- **Code that draws figures**
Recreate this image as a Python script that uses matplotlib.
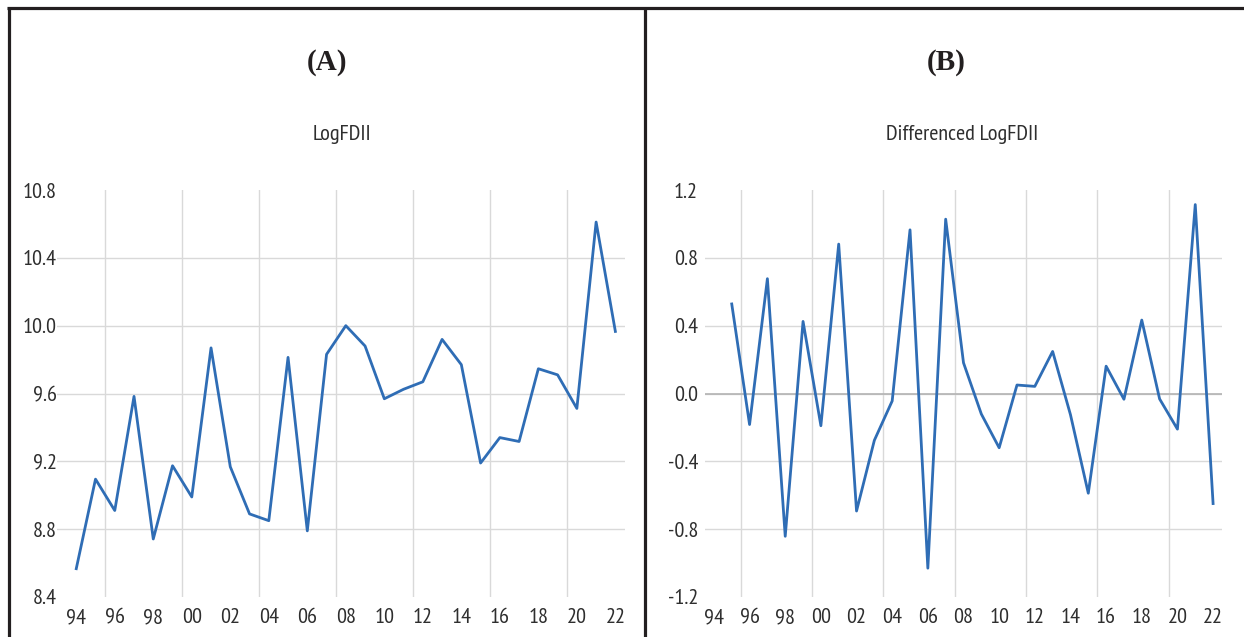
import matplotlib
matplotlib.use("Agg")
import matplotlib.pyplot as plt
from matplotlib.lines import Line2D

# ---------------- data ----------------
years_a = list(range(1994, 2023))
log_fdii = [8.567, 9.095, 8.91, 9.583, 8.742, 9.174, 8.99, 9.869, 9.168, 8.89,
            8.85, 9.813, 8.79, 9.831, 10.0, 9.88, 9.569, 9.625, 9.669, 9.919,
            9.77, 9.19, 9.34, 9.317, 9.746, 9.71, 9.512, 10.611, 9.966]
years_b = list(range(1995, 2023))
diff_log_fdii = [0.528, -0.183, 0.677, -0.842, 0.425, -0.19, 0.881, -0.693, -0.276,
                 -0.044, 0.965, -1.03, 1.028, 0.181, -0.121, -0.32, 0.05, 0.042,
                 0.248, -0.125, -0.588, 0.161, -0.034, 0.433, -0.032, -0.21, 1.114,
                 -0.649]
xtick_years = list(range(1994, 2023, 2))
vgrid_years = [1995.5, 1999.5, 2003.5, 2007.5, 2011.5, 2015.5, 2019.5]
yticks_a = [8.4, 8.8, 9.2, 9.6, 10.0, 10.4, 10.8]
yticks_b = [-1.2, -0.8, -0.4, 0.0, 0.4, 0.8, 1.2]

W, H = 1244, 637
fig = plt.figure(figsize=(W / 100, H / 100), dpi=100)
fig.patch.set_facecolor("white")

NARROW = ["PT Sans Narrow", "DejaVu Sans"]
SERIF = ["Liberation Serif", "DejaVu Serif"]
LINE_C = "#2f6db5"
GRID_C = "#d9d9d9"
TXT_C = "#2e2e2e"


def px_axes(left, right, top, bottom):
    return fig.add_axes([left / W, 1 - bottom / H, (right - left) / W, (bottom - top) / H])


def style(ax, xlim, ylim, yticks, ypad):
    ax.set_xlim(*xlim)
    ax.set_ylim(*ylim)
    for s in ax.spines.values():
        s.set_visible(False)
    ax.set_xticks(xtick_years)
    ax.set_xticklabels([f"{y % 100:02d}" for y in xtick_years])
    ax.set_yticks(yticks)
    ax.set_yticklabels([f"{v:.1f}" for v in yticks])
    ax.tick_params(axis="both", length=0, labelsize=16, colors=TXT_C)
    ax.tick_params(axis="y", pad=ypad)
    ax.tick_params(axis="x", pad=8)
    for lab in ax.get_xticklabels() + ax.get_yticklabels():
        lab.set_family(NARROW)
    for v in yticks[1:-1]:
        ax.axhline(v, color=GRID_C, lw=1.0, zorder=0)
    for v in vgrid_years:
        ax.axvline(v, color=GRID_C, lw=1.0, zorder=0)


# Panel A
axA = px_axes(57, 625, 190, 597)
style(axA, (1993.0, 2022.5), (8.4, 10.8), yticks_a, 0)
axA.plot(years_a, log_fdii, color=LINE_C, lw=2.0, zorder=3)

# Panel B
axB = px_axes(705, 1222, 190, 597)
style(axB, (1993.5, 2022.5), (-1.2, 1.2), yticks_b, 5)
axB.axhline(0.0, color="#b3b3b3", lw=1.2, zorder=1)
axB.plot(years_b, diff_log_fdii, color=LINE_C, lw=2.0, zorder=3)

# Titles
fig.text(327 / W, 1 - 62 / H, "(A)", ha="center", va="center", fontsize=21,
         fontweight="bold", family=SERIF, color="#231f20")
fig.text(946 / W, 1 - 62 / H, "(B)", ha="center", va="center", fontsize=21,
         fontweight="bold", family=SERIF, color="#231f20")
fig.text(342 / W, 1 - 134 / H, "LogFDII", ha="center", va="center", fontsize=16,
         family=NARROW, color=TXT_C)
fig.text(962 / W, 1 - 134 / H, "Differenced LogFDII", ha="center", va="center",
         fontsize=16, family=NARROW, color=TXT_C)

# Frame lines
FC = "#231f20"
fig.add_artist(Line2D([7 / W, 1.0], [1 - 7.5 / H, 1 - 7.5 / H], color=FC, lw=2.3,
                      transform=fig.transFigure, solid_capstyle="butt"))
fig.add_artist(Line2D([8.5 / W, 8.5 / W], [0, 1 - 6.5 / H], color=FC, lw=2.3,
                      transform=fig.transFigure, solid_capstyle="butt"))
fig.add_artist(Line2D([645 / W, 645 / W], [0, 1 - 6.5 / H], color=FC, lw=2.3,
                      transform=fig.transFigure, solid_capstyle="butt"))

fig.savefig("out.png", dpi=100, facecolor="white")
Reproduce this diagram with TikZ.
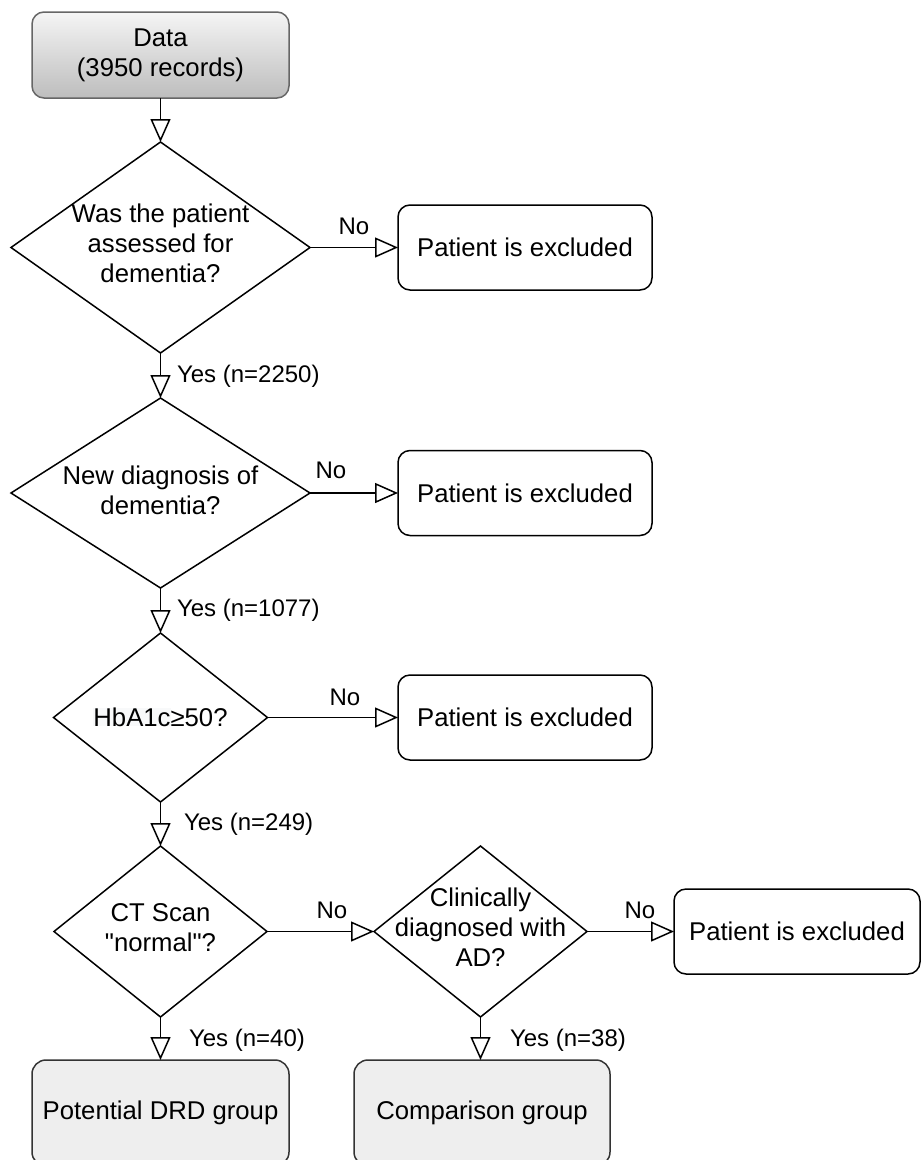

- **Request**
Return all the entries word for word, but omit any pictures they contain.

- **Correct output**
Recreate this image as a Python script that uses matplotlib.
import matplotlib
matplotlib.use("Agg")
import matplotlib.pyplot as plt
from matplotlib.lines import Line2D

# ---------------- data ----------------
years_a = list(range(1994, 2023))
log_fdii = [8.567, 9.095, 8.91, 9.583, 8.742, 9.174, 8.99, 9.869, 9.168, 8.89,
            8.85, 9.813, 8.79, 9.831, 10.0, 9.88, 9.569, 9.625, 9.669, 9.919,
            9.77, 9.19, 9.34, 9.317, 9.746, 9.71, 9.512, 10.611, 9.966]
years_b = list(range(1995, 2023))
diff_log_fdii = [0.528, -0.183, 0.677, -0.842, 0.425, -0.19, 0.881, -0.693, -0.276,
                 -0.044, 0.965, -1.03, 1.028, 0.181, -0.121, -0.32, 0.05, 0.042,
                 0.248, -0.125, -0.588, 0.161, -0.034, 0.433, -0.032, -0.21, 1.114,
                 -0.649]
xtick_years = list(range(1994, 2023, 2))
vgrid_years = [1995.5, 1999.5, 2003.5, 2007.5, 2011.5, 2015.5, 2019.5]
yticks_a = [8.4, 8.8, 9.2, 9.6, 10.0, 10.4, 10.8]
yticks_b = [-1.2, -0.8, -0.4, 0.0, 0.4, 0.8, 1.2]

W, H = 1244, 637
fig = plt.figure(figsize=(W / 100, H / 100), dpi=100)
fig.patch.set_facecolor("white")

NARROW = ["PT Sans Narrow", "DejaVu Sans"]
SERIF = ["Liberation Serif", "DejaVu Serif"]
LINE_C = "#2f6db5"
GRID_C = "#d9d9d9"
TXT_C = "#2e2e2e"


def px_axes(left, right, top, bottom):
    return fig.add_axes([left / W, 1 - bottom / H, (right - left) / W, (bottom - top) / H])


def style(ax, xlim, ylim, yticks, ypad):
    ax.set_xlim(*xlim)
    ax.set_ylim(*ylim)
    for s in ax.spines.values():
        s.set_visible(False)
    ax.set_xticks(xtick_years)
    ax.set_xticklabels([f"{y % 100:02d}" for y in xtick_years])
    ax.set_yticks(yticks)
    ax.set_yticklabels([f"{v:.1f}" for v in yticks])
    ax.tick_params(axis="both", length=0, labelsize=16, colors=TXT_C)
    ax.tick_params(axis="y", pad=ypad)
    ax.tick_params(axis="x", pad=8)
    for lab in ax.get_xticklabels() + ax.get_yticklabels():
        lab.set_family(NARROW)
    for v in yticks[1:-1]:
        ax.axhline(v, color=GRID_C, lw=1.0, zorder=0)
    for v in vgrid_years:
        ax.axvline(v, color=GRID_C, lw=1.0, zorder=0)


# Panel A
axA = px_axes(57, 625, 190, 597)
style(axA, (1993.0, 2022.5), (8.4, 10.8), yticks_a, 0)
axA.plot(years_a, log_fdii, color=LINE_C, lw=2.0, zorder=3)

# Panel B
axB = px_axes(705, 1222, 190, 597)
style(axB, (1993.5, 2022.5), (-1.2, 1.2), yticks_b, 5)
axB.axhline(0.0, color="#b3b3b3", lw=1.2, zorder=1)
axB.plot(years_b, diff_log_fdii, color=LINE_C, lw=2.0, zorder=3)

# Titles
fig.text(327 / W, 1 - 62 / H, "(A)", ha="center", va="center", fontsize=21,
         fontweight="bold", family=SERIF, color="#231f20")
fig.text(946 / W, 1 - 62 / H, "(B)", ha="center", va="center", fontsize=21,
         fontweight="bold", family=SERIF, color="#231f20")
fig.text(342 / W, 1 - 134 / H, "LogFDII", ha="center", va="center", fontsize=16,
         family=NARROW, color=TXT_C)
fig.text(962 / W, 1 - 134 / H, "Differenced LogFDII", ha="center", va="center",
         fontsize=16, family=NARROW, color=TXT_C)

# Frame lines
FC = "#231f20"
fig.add_artist(Line2D([7 / W, 1.0], [1 - 7.5 / H, 1 - 7.5 / H], color=FC, lw=2.3,
                      transform=fig.transFigure, solid_capstyle="butt"))
fig.add_artist(Line2D([8.5 / W, 8.5 / W], [0, 1 - 6.5 / H], color=FC, lw=2.3,
                      transform=fig.transFigure, solid_capstyle="butt"))
fig.add_artist(Line2D([645 / W, 645 / W], [0, 1 - 6.5 / H], color=FC, lw=2.3,
                      transform=fig.transFigure, solid_capstyle="butt"))

fig.savefig("out.png", dpi=100, facecolor="white")
Reproduce this diagram with TikZ.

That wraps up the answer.